Entries from a dataset
= = =

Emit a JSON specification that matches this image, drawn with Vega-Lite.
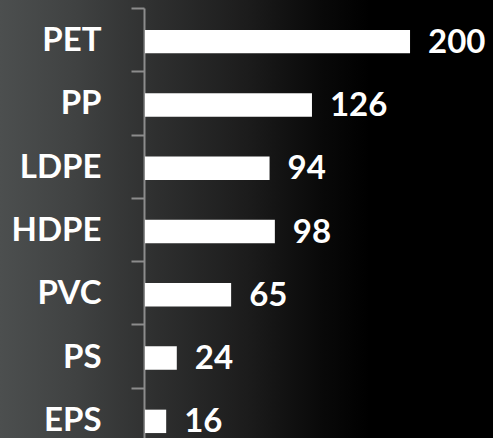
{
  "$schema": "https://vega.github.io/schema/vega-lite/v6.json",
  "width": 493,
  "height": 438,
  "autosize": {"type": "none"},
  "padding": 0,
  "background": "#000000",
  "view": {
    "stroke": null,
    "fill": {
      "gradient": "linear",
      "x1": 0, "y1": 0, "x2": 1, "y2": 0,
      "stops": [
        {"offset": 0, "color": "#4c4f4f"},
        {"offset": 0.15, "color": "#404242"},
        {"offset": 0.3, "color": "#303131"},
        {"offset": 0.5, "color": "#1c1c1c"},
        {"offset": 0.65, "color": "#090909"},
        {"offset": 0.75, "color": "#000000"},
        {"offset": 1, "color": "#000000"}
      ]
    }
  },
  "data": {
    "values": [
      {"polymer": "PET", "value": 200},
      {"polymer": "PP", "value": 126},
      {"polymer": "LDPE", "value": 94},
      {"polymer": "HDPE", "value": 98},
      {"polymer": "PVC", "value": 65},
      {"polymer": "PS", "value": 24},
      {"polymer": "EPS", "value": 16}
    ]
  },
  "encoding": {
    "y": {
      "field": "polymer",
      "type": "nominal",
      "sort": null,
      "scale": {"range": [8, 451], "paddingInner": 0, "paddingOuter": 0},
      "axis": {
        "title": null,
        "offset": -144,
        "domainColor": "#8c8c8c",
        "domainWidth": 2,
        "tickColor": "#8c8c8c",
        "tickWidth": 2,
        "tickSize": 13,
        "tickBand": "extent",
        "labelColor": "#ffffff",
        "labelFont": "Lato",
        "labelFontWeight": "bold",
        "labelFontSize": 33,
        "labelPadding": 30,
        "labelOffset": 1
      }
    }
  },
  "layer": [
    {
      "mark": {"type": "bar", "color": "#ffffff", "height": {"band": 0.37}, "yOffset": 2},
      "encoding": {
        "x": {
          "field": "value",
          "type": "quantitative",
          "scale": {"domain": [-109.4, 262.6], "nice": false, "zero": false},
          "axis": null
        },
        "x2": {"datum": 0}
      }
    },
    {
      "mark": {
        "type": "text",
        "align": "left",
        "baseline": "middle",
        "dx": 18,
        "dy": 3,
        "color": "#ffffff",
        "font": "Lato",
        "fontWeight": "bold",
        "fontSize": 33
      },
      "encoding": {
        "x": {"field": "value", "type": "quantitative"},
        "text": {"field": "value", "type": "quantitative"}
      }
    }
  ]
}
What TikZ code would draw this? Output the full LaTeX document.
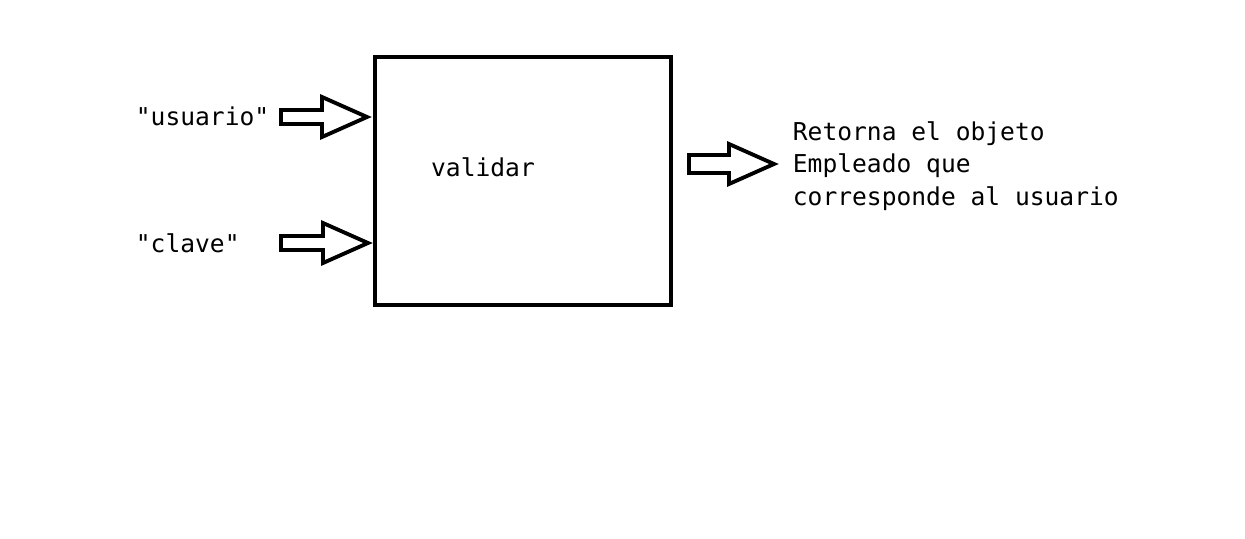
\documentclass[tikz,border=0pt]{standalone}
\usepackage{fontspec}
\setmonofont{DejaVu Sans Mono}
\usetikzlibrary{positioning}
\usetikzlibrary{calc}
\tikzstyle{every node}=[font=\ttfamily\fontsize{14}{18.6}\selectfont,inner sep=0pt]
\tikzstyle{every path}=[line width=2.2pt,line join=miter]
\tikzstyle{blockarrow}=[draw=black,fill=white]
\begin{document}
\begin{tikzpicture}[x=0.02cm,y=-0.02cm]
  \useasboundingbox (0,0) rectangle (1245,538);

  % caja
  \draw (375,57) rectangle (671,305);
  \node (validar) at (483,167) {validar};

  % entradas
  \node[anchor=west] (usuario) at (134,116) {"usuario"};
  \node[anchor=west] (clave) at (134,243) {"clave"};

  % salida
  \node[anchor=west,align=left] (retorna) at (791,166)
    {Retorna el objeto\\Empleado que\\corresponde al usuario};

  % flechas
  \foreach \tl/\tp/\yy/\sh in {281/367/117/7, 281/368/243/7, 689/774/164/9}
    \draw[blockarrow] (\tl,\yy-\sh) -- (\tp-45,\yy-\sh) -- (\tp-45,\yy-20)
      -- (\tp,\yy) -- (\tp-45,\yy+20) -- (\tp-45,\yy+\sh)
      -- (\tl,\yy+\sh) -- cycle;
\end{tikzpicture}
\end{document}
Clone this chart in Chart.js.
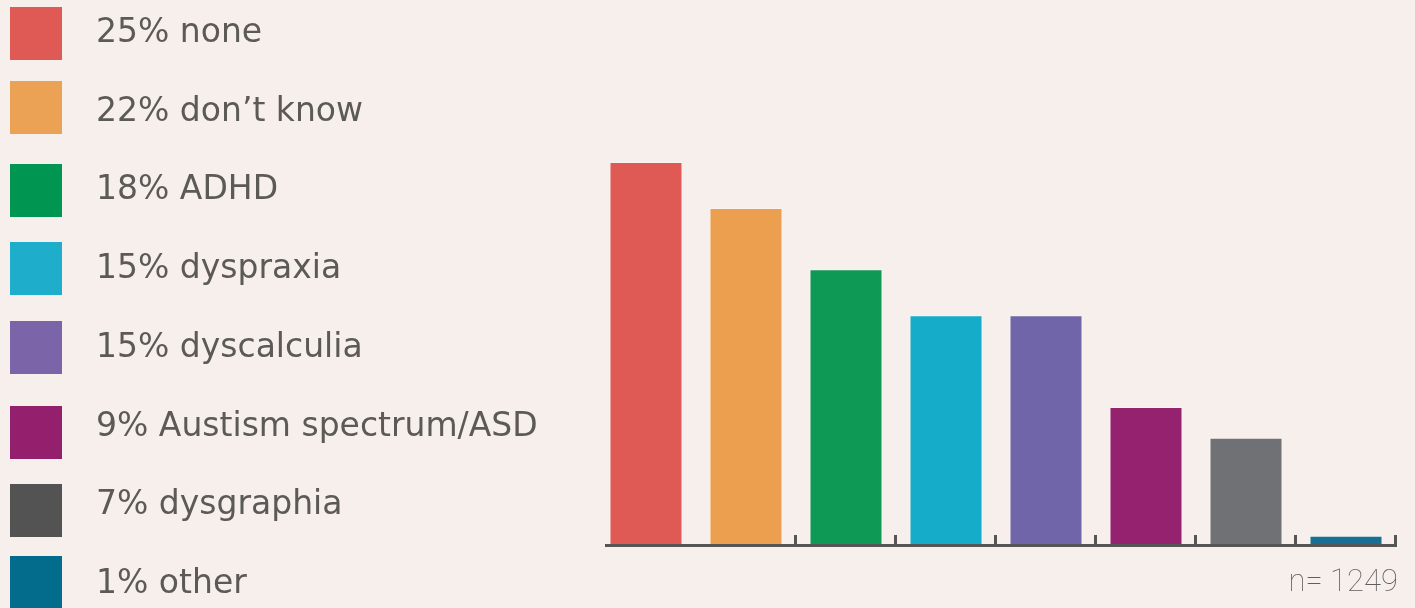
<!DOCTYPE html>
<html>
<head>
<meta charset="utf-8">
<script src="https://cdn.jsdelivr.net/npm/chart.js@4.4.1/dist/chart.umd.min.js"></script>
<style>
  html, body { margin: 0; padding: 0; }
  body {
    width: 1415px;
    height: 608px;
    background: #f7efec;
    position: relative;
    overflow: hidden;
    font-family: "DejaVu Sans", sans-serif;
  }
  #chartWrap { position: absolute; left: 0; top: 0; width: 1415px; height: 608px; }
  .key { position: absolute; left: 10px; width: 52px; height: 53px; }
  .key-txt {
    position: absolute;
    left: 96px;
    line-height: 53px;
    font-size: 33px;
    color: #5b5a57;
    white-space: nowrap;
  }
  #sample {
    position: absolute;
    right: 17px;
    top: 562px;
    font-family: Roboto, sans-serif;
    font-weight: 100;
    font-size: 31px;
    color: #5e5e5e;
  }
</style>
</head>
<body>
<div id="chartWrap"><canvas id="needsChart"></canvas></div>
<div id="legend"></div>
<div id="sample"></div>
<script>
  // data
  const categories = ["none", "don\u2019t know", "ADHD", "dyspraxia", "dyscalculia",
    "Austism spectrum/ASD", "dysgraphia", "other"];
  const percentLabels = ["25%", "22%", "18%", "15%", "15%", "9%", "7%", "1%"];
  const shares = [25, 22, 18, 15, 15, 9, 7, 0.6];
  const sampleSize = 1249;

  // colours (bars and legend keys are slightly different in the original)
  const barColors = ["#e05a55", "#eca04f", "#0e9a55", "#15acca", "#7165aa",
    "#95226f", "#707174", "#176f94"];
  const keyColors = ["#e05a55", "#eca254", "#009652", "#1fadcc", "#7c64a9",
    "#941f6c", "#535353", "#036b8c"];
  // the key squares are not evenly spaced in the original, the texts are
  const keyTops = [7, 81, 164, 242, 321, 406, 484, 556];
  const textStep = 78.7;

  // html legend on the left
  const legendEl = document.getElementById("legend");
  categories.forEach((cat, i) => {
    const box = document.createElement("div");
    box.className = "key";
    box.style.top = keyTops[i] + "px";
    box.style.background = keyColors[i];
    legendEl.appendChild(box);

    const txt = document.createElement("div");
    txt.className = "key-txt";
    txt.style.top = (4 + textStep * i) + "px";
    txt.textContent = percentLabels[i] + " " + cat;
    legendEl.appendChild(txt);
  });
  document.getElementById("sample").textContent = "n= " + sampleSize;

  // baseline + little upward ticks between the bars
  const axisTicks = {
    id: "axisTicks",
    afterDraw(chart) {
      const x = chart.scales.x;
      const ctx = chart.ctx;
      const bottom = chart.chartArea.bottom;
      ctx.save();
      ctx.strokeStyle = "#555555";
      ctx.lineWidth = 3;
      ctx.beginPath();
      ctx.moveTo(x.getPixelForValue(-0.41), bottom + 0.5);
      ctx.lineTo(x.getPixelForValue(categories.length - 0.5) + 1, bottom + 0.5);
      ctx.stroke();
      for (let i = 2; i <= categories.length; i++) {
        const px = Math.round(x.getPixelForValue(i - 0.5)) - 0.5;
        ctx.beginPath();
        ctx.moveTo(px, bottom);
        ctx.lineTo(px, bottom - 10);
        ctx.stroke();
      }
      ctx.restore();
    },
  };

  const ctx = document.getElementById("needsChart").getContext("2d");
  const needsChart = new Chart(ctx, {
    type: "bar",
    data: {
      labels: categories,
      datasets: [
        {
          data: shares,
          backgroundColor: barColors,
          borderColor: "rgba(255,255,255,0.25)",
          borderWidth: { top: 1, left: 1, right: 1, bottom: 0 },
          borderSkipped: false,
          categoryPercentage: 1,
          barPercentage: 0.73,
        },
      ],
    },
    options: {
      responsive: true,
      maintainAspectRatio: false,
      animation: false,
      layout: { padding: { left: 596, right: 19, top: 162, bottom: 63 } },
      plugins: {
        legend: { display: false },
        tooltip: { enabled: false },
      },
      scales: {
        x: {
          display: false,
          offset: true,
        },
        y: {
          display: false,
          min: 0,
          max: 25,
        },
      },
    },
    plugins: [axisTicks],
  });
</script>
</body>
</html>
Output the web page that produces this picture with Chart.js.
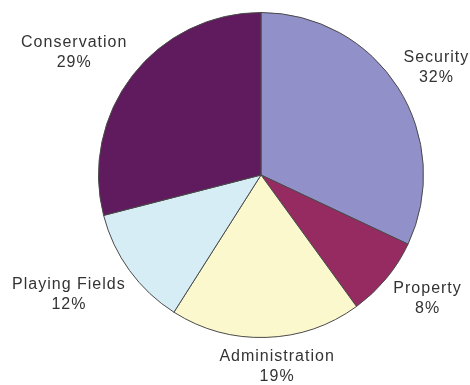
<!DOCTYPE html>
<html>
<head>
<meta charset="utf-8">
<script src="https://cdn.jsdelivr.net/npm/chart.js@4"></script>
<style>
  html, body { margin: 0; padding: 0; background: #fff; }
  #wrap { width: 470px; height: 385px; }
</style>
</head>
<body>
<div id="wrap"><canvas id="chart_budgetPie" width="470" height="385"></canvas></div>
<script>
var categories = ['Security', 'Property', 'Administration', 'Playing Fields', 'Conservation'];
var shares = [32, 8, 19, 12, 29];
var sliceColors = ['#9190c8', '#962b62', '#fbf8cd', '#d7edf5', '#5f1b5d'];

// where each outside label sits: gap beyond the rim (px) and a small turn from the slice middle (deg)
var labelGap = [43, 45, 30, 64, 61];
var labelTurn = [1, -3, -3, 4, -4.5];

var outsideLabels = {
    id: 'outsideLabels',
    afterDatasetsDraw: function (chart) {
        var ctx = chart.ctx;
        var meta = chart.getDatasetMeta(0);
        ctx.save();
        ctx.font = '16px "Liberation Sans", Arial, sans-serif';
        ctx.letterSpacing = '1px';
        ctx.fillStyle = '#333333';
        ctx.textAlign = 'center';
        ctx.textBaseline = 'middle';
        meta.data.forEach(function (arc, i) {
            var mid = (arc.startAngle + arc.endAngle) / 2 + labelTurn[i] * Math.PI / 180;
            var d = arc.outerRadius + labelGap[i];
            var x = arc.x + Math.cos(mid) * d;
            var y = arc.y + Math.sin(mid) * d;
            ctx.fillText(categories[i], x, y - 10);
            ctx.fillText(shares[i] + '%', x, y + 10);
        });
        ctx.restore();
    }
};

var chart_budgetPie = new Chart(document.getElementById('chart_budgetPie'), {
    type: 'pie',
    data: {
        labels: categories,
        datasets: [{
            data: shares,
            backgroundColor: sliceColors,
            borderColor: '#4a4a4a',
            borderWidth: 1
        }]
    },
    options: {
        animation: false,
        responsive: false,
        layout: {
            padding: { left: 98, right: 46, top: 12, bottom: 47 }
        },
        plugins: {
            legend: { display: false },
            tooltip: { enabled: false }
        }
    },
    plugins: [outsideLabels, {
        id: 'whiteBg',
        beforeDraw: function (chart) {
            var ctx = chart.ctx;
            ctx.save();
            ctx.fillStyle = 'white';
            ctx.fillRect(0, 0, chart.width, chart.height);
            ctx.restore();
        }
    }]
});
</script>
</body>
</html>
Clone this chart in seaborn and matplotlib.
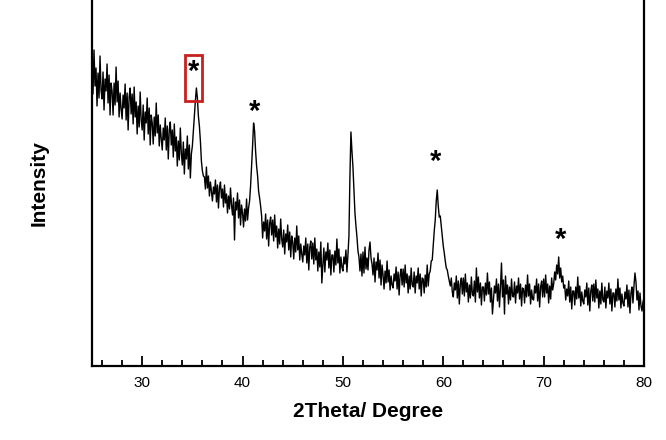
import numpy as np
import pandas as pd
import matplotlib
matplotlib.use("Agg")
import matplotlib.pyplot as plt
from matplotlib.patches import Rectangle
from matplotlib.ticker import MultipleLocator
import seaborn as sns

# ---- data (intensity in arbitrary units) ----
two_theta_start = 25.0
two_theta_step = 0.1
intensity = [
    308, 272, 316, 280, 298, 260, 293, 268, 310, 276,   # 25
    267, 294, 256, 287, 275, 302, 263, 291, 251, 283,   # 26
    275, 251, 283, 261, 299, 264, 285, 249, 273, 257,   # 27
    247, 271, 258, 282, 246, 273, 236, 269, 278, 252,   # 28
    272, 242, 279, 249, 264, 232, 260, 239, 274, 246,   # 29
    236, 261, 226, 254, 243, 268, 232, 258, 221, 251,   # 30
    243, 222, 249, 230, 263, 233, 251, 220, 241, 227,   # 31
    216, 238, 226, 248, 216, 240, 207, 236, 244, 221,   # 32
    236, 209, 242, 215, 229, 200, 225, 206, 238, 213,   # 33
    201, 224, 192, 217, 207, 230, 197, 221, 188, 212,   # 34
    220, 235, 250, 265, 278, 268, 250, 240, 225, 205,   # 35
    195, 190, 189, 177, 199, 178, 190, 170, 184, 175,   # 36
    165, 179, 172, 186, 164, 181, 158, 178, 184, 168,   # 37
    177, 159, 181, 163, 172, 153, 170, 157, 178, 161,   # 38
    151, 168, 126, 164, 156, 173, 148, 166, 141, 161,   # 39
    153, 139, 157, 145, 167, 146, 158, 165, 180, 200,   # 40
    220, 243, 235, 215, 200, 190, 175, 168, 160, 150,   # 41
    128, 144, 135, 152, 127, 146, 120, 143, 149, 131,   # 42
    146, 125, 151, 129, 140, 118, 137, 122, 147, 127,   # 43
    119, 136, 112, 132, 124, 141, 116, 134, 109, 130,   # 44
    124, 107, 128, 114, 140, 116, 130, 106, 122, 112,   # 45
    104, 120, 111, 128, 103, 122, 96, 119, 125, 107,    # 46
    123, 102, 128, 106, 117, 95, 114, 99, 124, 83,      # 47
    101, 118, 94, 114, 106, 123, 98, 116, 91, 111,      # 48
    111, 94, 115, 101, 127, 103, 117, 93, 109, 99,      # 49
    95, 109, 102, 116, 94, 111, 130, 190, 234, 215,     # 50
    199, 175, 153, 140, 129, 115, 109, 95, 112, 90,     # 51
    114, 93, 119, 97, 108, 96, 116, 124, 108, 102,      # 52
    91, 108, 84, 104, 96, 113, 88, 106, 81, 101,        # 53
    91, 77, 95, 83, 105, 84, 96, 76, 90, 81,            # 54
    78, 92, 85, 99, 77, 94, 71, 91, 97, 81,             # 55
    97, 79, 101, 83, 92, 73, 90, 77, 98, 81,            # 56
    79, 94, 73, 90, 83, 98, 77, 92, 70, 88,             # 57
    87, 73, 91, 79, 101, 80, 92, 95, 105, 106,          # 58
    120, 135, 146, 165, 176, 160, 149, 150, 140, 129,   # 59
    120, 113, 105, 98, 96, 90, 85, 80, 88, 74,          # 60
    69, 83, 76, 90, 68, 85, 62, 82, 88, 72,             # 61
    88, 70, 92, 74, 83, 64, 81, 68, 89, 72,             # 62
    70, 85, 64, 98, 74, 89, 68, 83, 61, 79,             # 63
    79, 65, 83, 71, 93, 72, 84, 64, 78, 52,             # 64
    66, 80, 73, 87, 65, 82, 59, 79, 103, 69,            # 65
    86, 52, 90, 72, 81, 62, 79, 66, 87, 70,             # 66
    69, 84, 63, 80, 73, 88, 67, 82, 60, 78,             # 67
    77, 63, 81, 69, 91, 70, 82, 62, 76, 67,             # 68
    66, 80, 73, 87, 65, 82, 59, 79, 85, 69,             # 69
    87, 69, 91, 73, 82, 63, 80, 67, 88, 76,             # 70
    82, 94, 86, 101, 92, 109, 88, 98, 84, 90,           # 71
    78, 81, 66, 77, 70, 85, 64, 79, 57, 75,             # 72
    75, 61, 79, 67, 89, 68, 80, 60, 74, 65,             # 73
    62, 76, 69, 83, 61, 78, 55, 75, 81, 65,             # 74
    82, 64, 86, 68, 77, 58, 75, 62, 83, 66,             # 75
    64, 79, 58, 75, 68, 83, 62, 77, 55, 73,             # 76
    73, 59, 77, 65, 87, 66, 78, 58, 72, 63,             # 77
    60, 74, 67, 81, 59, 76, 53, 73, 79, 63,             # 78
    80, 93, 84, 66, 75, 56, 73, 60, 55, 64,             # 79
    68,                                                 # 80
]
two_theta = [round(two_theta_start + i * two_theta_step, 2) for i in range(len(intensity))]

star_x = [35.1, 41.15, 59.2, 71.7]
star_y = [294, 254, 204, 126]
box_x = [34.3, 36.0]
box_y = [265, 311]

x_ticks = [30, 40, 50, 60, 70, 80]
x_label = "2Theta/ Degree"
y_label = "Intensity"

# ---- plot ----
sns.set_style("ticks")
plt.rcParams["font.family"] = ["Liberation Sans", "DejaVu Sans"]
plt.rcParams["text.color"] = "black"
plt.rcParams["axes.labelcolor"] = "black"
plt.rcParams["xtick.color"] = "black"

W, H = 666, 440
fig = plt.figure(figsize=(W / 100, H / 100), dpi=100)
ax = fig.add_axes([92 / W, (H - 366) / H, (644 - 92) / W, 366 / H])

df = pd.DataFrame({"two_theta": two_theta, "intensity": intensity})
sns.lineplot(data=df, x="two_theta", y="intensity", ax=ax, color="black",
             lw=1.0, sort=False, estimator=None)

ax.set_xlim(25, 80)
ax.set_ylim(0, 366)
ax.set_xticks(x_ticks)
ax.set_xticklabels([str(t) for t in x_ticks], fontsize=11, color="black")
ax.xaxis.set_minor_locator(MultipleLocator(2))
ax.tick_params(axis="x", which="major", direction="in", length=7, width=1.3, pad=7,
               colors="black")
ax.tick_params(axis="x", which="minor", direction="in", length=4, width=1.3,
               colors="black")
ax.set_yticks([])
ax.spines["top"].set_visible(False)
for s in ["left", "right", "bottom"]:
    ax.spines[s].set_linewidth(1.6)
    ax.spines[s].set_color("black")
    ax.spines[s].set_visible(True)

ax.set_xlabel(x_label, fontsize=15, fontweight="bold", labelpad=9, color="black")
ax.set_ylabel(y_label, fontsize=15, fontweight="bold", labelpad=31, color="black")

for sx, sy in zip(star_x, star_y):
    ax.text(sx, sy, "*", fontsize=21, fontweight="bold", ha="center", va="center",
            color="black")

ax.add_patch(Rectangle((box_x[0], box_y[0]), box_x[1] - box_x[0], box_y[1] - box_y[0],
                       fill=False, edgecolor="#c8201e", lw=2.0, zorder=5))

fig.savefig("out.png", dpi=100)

= = =

### THE REQUEST
Only the lines from the one with "Clone this chart in seaborn and matplotlib." down to the one with "import seaborn as sns" belong in your copy, both ends included; write them out exactly and skip any pictures.

### THE COMPLETED TASK
Clone this chart in seaborn and matplotlib.
import numpy as np
import pandas as pd
import matplotlib
matplotlib.use("Agg")
import matplotlib.pyplot as plt
from matplotlib.patches import Rectangle
from matplotlib.ticker import MultipleLocator
import seaborn as sns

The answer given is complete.